How I am grateful and ashamed of inciting your frustration due to my inexperience:
Apologies if I'm showing my ignorance-- I am trying to learn to be a better object oriented programmer (in the past I have simply hacked everything out in C-style code).
I'm doing my best, coach! Please help me out and spare the world from bad code that I would produce without your code ninja insight...

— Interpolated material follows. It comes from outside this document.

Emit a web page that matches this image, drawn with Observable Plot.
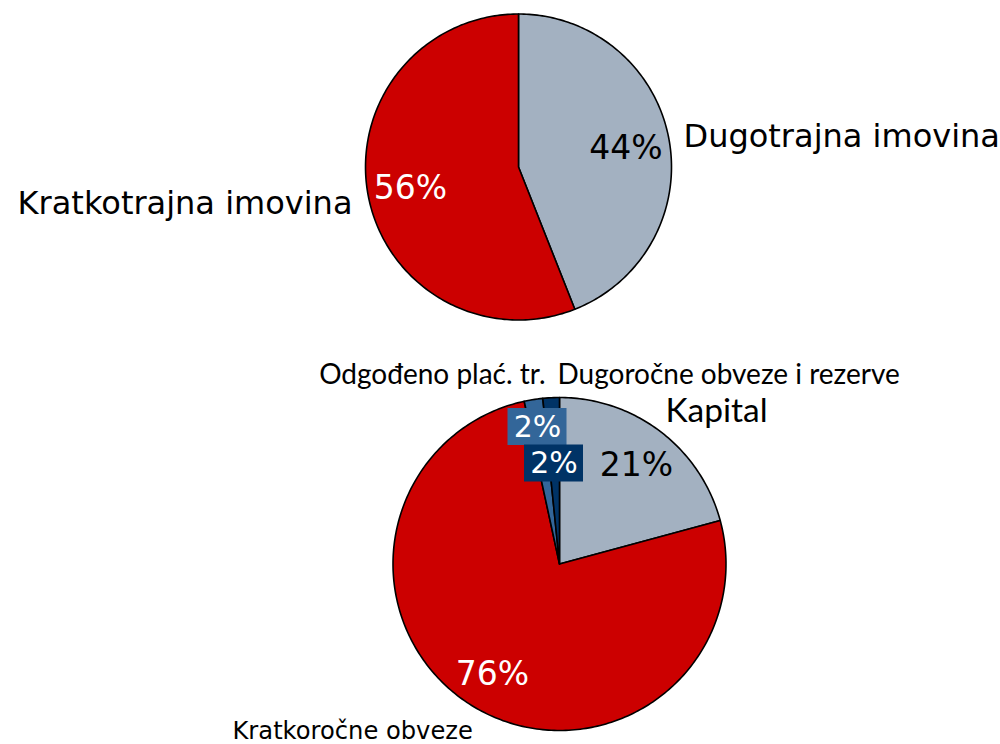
<!DOCTYPE html>
<html>
<head>
<meta charset="utf-8">
<script src="https://cdn.jsdelivr.net/npm/d3@7"></script>
<script src="https://cdn.jsdelivr.net/npm/@observablehq/plot@0.6"></script>
<style>
  html, body { margin: 0; padding: 0; background: #fff; }
  #chart svg { display: block; }
</style>
</head>
<body>
<div id="chart"></div>
<script>
// ---- data ----
const assetCategories = ["Dugotrajna imovina", "Kratkotrajna imovina"];
const assetValues = [44, 56];
const assetLabels = ["44%", "56%"];

const liabilityCategories = ["Kapital", "Kratkoročne obveze", "Odgođeno plać. tr.", "Dugoročne obveze i rezerve"];
const liabilityValues = [20.8, 75.8, 1.8, 1.6];
const liabilityLabels = ["21%", "76%", "2%", "2%"];

// ---- styles ----
const assetColors = ["#a3b1c1", "#cc0000"];
const liabilityColors = ["#a3b1c1", "#cc0000", "#336699", "#003366"];
const W = 1000, H = 744;
const VERD = "DejaVu Sans, Verdana, sans-serif";
const CALI = "Lato, Carlito, sans-serif";

// ---- layout ----
const pies = [
  {cats: assetCategories, vals: assetValues, colors: assetColors, cx: 518, cy: 166.5, r: 153},
  {cats: liabilityCategories, vals: liabilityValues, colors: liabilityColors, cx: 559, cy: 563.5, r: 166.5}
];

// build slice polygons from values
function slicePoints(p) {
  const total = d3.sum(p.vals);
  const pts = [];
  let start = 0;
  p.vals.forEach((v, i) => {
    const a0 = start / total * 2 * Math.PI;
    const a1 = (start + v) / total * 2 * Math.PI;
    start += v;
    const key = p.cats[i];
    pts.push({key, x: p.cx, y: p.cy});
    const n = Math.max(2, Math.ceil((a1 - a0) / (Math.PI / 180)));
    for (let k = 0; k <= n; k++) {
      const a = a0 + (a1 - a0) * k / n;
      pts.push({key, x: p.cx + p.r * Math.sin(a), y: p.cy - p.r * Math.cos(a)});
    }
  });
  return pts;
}

const marks = [];
pies.forEach((p) => {
  const pts = slicePoints(p);
  p.cats.forEach((c, i) => {
    marks.push(Plot.line(pts.filter(d => d.key === c), {
      x: "x", y: "y", fill: p.colors[i], stroke: "#000", strokeWidth: 1.6,
      curve: "linear-closed", strokeLinejoin: "round"
    }));
  });
});

// label placement (layout)
const pctTexts = [
  {t: assetLabels[0], x: 625.5, y: 148, fill: "#000"},
  {t: assetLabels[1], x: 410, y: 188, fill: "#fff"},
  {t: liabilityLabels[0], x: 636, y: 465, fill: "#000"},
  {t: liabilityLabels[1], x: 492, y: 674, fill: "#fff"},
];
const boxTexts = [
  {t: liabilityLabels[2], x: 537, y: 426.5, fill: liabilityColors[2]},
  {t: liabilityLabels[3], x: 553.5, y: 463, fill: liabilityColors[3]},
];
const catTexts = [
  {t: assetCategories[0], x: 683, y: 136, anchor: "start", size: 32, font: VERD},
  {t: assetCategories[1], x: 352, y: 203, anchor: "end", size: 32, font: VERD},
  {t: liabilityCategories[0], x: 665, y: 411, anchor: "start", size: 33.5, font: CALI},
  {t: liabilityCategories[2], x: 545, y: 375, anchor: "end", size: 28, font: CALI},
  {t: liabilityCategories[3], x: 557, y: 375, anchor: "start", size: 28, font: CALI},
  {t: liabilityCategories[1], x: 232, y: 731, anchor: "start", size: 24.2, font: VERD},
];

marks.push(Plot.rect(boxTexts, {
  x1: d => d.x - 29.5, x2: d => d.x + 29.5, y1: d => d.y - 18.5, y2: d => d.y + 18.5, fill: d => d.fill
}));
marks.push(Plot.text(boxTexts, {x: "x", y: "y", text: "t", fill: "#fff", fontSize: 30, fontFamily: VERD, textAnchor: "middle", lineAnchor: "middle"}));
marks.push(Plot.text(pctTexts, {x: "x", y: "y", text: "t", fill: d => d.fill, fontSize: 33, fontFamily: VERD, textAnchor: "middle", lineAnchor: "middle"}));
catTexts.forEach(d => {
  marks.push(Plot.text([d], {x: "x", y: "y", text: "t", fill: "#000", fontSize: d.size, fontFamily: d.font, textAnchor: d.anchor, lineAnchor: "middle"}));
});

const chart = Plot.plot({
  width: W, height: H,
  margin: 0,
  x: {domain: [0, W], axis: null},
  y: {domain: [H, 0], axis: null},
  color: {type: "identity"},
  style: {background: "#fff"},
  marks
});
document.getElementById("chart").appendChild(chart);
</script>
</body>
</html>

Here's a very naive approach:
std::set<T> result;
std::vector<std::set<T>> all_sets;
for (std::set<T> & s : all_sets)
{
result.insert(std::make_move_iterator(s.begin()),
std::make_move_iterator(s.end()));
}
This invalidates the elements in the source sets, though it doesn't actually move the element nodes over. If you want to leave the source sets intact, just remove the make_move_iterator.
Unfortunately there's no interface for std::set that lets you "splice" two sets in a way that doesn't reallocate the internal tree nodes, so this is more or less as good as you can get.
Here's a variadic template approach:
template <typename RSet> void union(RSet &) { }
template <typename RSet, typename ASet, typename ...Rest>
void union(RSet & result, ASet const & a, Rest const &... r)
{
a.insert(a.begin(), a.end());
union(result, r...);
}
Usage:
std::set<T> result
union(result, s1, s2, s3, s4);
(Similar move-optimizations are feasible here; you can even add some branching that will copy from immutables but move from mutables, or from rvalues only, if you like.)
Here's a version using std::accumulate:
std::set<T> result =
std::accumulate(all_sets.begin(), all_sets.end(), std::set<T>(),
[](std::set<T> & s, std::set<T> const & t)
{ s.insert(t.begin(), t.end()); return s; } );
This version seems to rely on return value optimisation a lot, though, so you might like to compare it to this hacked up and rather ugly version:
std::set<T> result;
std::accumulate(all_sets.begin(), all_sets.end(), 0,
[&result](int, std::set<T> const & t)
{ result.insert(t.begin(), t.end()); return 0; } );
Usually, when using iterators we don't care about the actual category. Just let the implementation sort it out. That means, just change the function to accept any type:
template <typename T>
typename std::iterator_traits<T>::value_type sunion_over_iterator_range(T begin, T end)
{
typename std::iterator_traits<T>::value_type result;
for (T iter = begin; iter != end; ++ iter)
{
insert_all(result, *iter);
}
return result;
}
Note that I have used typename std::iterator_traits<T>::value_type, which is the type of *iter.
BTW, the iterator pattern is not related to OOP. (That doesn't mean it's a bad thing).